Brooks: True, although it's interesting because even the technical people who have the capabilities to deal with a Linux platform really respond to what we deliver, because it lets them focus on the value add that they can bring and not the latest kernel patch this week.

Server Pipeline: Typically, Apple gear has been a bit more expensive than Windows based machinery. Talk about the total cost of ownership benefits to running on Apple.
Brooks: I will challenge that statement from the standpoint of our server products. If you do a price comparison for feature-by-feature equivalence [you'll see Apple stacks up on top]. Other vendors will tout a $499 1U server; well, that's great, but as soon as you configure it with anything meaningful, the price goes right up to where we are. And pound per pound, feature for feature (and I've never talked to a customer who's said they have enough storage), we are equal or less expensive than competitors. And that's not even figuring in the client licensing fees you would need, say, for a Windows operating system. Even Linux these days is not free. We continue to have tremendously leading price per gigabyte advantage. We're $3 per GB, for Xserve RAID, for a capacity up to 3.5 terabytes. We're roughly 1/2 to 1/3 the cost there of our competitors.

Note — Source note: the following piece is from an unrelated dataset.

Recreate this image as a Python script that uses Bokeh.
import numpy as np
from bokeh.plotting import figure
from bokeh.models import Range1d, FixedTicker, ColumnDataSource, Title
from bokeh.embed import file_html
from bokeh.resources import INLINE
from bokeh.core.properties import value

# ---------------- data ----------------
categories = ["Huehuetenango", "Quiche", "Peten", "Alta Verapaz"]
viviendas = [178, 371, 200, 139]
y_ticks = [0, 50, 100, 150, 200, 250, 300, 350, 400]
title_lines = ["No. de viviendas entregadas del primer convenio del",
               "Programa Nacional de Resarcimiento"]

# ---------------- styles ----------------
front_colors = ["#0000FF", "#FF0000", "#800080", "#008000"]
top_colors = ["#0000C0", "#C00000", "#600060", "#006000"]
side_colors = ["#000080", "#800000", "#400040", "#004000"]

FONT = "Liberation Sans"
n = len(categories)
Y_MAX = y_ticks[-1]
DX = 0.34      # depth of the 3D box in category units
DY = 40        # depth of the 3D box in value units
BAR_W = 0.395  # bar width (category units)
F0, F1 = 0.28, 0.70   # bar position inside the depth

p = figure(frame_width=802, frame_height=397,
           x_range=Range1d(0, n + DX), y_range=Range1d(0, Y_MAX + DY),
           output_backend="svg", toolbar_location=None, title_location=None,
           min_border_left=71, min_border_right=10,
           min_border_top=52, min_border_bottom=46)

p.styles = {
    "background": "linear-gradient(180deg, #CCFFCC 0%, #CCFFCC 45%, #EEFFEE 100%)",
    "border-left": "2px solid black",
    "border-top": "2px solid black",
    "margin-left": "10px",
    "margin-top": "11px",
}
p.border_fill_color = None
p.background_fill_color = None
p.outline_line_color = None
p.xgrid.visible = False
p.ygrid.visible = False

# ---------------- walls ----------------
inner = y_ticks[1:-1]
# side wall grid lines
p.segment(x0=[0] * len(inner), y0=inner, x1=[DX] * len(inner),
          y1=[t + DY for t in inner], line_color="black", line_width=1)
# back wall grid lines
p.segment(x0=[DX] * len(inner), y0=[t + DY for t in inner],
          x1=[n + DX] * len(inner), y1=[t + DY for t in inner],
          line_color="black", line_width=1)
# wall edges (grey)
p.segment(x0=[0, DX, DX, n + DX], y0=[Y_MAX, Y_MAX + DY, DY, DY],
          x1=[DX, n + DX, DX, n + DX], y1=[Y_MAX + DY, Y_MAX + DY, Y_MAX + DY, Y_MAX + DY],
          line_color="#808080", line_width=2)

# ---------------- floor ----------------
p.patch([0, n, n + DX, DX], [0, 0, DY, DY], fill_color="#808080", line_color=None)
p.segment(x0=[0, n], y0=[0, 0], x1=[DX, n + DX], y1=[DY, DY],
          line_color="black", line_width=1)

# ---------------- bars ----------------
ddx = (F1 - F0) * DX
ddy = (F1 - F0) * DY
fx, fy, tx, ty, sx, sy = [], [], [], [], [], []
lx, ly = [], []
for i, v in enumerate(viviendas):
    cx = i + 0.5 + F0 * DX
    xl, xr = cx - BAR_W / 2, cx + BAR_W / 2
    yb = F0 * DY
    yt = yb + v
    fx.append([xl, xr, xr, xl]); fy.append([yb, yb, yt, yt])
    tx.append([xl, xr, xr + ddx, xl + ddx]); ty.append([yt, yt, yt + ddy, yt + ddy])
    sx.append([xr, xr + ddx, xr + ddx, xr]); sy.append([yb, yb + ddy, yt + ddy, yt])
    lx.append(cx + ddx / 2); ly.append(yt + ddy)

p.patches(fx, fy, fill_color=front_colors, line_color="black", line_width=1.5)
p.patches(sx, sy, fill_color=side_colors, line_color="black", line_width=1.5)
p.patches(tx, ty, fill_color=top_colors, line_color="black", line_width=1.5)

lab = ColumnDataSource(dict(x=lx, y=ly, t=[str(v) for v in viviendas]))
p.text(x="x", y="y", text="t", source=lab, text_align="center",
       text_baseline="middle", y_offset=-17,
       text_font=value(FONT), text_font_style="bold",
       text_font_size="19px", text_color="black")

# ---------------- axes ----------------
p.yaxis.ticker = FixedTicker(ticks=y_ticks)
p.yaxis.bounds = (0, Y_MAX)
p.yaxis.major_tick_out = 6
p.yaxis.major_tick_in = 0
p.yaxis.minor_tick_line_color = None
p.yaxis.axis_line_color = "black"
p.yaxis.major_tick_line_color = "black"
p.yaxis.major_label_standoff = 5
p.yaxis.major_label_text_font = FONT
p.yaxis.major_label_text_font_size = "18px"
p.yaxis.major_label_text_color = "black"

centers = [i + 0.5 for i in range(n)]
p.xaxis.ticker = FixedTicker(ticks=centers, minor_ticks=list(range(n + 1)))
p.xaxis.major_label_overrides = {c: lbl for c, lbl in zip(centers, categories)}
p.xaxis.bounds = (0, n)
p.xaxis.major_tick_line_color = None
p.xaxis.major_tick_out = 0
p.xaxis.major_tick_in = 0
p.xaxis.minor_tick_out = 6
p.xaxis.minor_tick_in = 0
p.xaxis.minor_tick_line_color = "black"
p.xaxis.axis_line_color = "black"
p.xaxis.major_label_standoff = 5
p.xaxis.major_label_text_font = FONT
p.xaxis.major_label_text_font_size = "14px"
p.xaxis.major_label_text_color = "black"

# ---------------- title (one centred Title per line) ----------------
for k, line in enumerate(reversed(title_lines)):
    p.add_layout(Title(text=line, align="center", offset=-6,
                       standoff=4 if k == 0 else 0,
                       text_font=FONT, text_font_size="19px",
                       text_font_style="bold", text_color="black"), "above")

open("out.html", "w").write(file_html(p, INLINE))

Server Pipeline: So you're saying your value proposition is better than the competitors'?

Brooks: Mac OS X's value proposition from a management standpoint is very significant. Our management tools are world-class, it's what Apple's known for, the hardware software integration. Even savvy users who are used to the command line really love the value we bring. We offer ease of management to clusters as well: In 20 minutes a cluster can be fully configured.